Thursday, December 14, 2006

Anti-war demonstrations: why we don't have them

This Slate article provided a sensible and analytic answer to the question about where all the anti-war demonstrations have gone. The biggest piece they missed, and it's quite big, is demographic. We're much, much, older than the society that demonstrated in 1972. I liked the last comment best, and I've excerpted it. The entire piece is brief and well worth reading ...
Why you're not demonstrating against the Iraq war. - By Jacob Weisberg - Slate Magazine:

... Lastly, there is the matter of the Iraq war protests themselves, such as they are. Have you been to one? Demonstrating in the '60s, I gather, was a lot of fun.
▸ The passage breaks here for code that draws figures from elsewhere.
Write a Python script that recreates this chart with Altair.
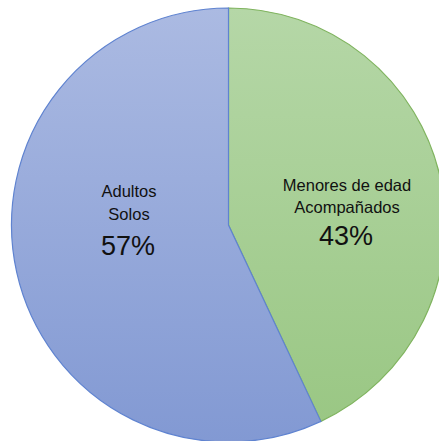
import altair as alt
import pandas as pd

categories = ["Menores de edad Acompañados", "Adultos Solos"]
values = [43, 57]
line1 = ["Menores de edad", "Adultos"]
line2 = ["Acompañados", "Solos"]
pct_labels = ["43%", "57%"]

df = pd.DataFrame({"cat": categories, "val": values, "order": [0, 1],
                   "l1": line1, "l2": line2, "pct": pct_labels})

FONT = "Liberation Sans Narrow, Arial Narrow, Liberation Sans, Arial, sans-serif"
CX, CY, R = 228.5, 225, 217

base = alt.Chart(df).transform_window(
    end="sum(val)", sort=[alt.SortField("order")], frame=[None, 0]
).transform_calculate(start="datum.end - datum.val")

theta_enc = alt.Theta("start:Q", scale=alt.Scale(domain=[0, 100]))

green_grad = alt.Gradient(gradient="linear", x1=0, x2=0, y1=0, y2=1,
                          stops=[alt.GradientStop(color="#b5d7a7", offset=0),
                                 alt.GradientStop(color="#9ac784", offset=1)])
blue_grad = alt.Gradient(gradient="linear", x1=0, x2=0, y1=0, y2=1,
                         stops=[alt.GradientStop(color="#abbae2", offset=0),
                                alt.GradientStop(color="#8299d3", offset=1)])

green = base.transform_filter(alt.datum.order == 0).mark_arc(
    fill=green_grad, stroke="#7fb35e", strokeWidth=1.2
).encode(theta=theta_enc, theta2="end:Q",
         x=alt.value(CX), y=alt.value(CY), radius=alt.value(R))

blue = base.transform_filter(alt.datum.order == 1).mark_arc(
    fill=blue_grad, stroke="#5f83d0", strokeWidth=1.2
).encode(theta=theta_enc, theta2="end:Q",
         x=alt.value(CX), y=alt.value(CY), radius=alt.value(R))

def label(order, field, x, y, size):
    return alt.Chart(df).transform_filter(alt.datum.order == order).mark_text(
        font=FONT, fontSize=size, color="#111111", align="center", baseline="alphabetic"
    ).encode(text=f"{field}:N", x=alt.value(x), y=alt.value(y))

texts = [
    label(0, "l1", 347, 191, 16.5),
    label(0, "l2", 347, 213, 16.5),
    label(0, "pct", 346, 245, 27),
    label(1, "l1", 129, 197, 16.5),
    label(1, "l2", 129, 220, 16.5),
    label(1, "pct", 128, 255, 27),
]

chart = alt.layer(green, blue, *texts).properties(
    width=439, height=441, padding=0, autosize="none", background="white"
).configure_view(stroke=None)

chart.save("out.html", embed_options={"renderer": "svg", "actions": False})
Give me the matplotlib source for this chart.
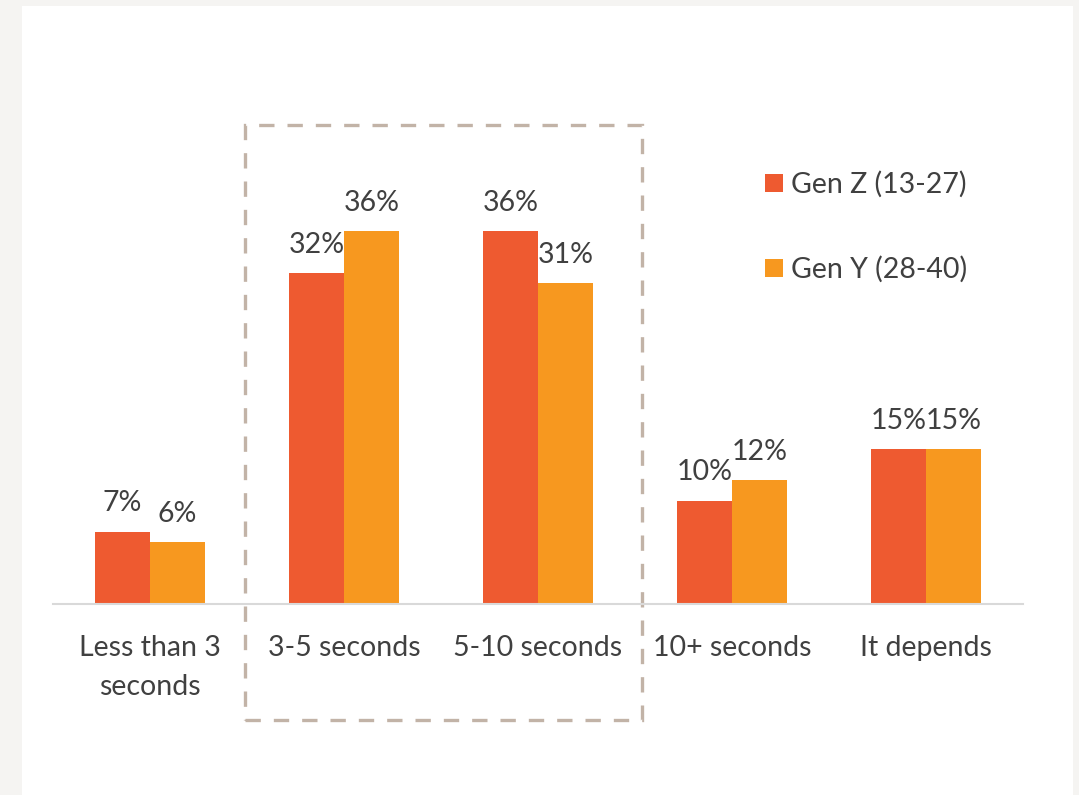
import matplotlib
matplotlib.use("Agg")
import matplotlib.pyplot as plt
from matplotlib.patches import Rectangle
import numpy as np

categories = ["Less than 3\nseconds", "3-5 seconds", "5-10 seconds", "10+ seconds", "It depends"]
gen_z = [7, 32, 36, 10, 15]
gen_y = [6, 36, 31, 12, 15]
series_names = ["Gen Z (13-27)", "Gen Y (28-40)"]

COL_Z = "#EE5A30"
COL_Y = "#F7981F"
TEXT = "#404040"
FONT = "Lato"
FS = 20.5

W, H, DPI = 1079, 795, 100
fig = plt.figure(figsize=(W / DPI, H / DPI), dpi=DPI, facecolor="#F5F4F2")

# white card behind the chart
fig.patches.append(Rectangle((22 / W, 0), 1051 / W, (H - 6) / H,
                             transform=fig.transFigure, facecolor="white",
                             edgecolor="none", zorder=-5))

px_per_pct = 10.35
ax_left, ax_right = 53, 1023
ax_base, ax_top = 604, 100
ax = fig.add_axes([ax_left / W, (H - ax_base) / H,
                   (ax_right - ax_left) / W, (ax_base - ax_top) / H])
ax.set_facecolor("none")
ax.set_ylim(0, (ax_base - ax_top) / px_per_pct)
ax.set_xlim(-0.5, len(categories) - 0.5)

x = np.arange(len(categories))
bw = 0.2835
bz = ax.bar(x - bw / 2, gen_z, bw, color=COL_Z, label=series_names[0], zorder=2)
by = ax.bar(x + bw / 2, gen_y, bw, color=COL_Y, label=series_names[1], zorder=2)

for bars, vals in ((bz, gen_z), (by, gen_y)):
    for b, v in zip(bars, vals):
        ax.annotate(f"{v}%", (b.get_x() + b.get_width() / 2, v),
                    xytext=(0, 14.5), textcoords="offset points",
                    ha="center", va="baseline", fontsize=FS, family=FONT,
                    color=TEXT)

for s in ["top", "right", "left"]:
    ax.spines[s].set_visible(False)
ax.spines["bottom"].set_color("#D9D9D9")
ax.spines["bottom"].set_linewidth(1.5)
ax.set_yticks([])
ax.set_xticks(x)
ax.set_xticklabels(categories, fontsize=FS, family=FONT, color=TEXT,
                   linespacing=1.62)
ax.tick_params(axis="x", length=0, pad=22)

# dashed highlight around the middle two groups
box = Rectangle((0.49, -11.2), 2.536 - 0.49, 46.3 + 11.2, fill=False,
                edgecolor="#C2B3A7", linewidth=2.4, clip_on=False, zorder=1)
box.set_linestyle((0, (4.6, 3.9)))
ax.add_patch(box)

leg = ax.legend(loc="upper left",
                bbox_to_anchor=((765 - ax_left) / (ax_right - ax_left),
                                (ax_base - 171) / (ax_base - ax_top)),
                frameon=False, prop={"family": FONT, "size": FS},
                handlelength=0.62, handleheight=0.62, handletextpad=0.3,
                labelspacing=2.05, borderaxespad=0, borderpad=0)
for t in leg.get_texts():
    t.set_color(TEXT)

fig.savefig("out.png", dpi=DPI, facecolor=fig.get_facecolor())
You went for the politics but stayed for the party—or was it the other way around? Forty years later, antiwar rallies are politically and socially disagreeable. The organizers are inevitably moth-eaten left-wing sectarians, some of whom actually do favor the Iraq insurgents. The sane or rational are quickly routed by the first LaRouchie, anti-Semite, or "Free Mumia" ranter to grab hold of the microphone. The latest in protest music has much the same effect.
Weisberg points out that our mortality rates are much less than in Vietnam, and this reduces the emotional impact of the war (Iraqi casualties, alas, don't count. We are human that way.). I agree, but I wish Weisberg had pointed out that the public has been very uninterested in the number of veterans with traumatic head injuries who will suffer lifelong disabilities. That's a failing of both the media and the US public.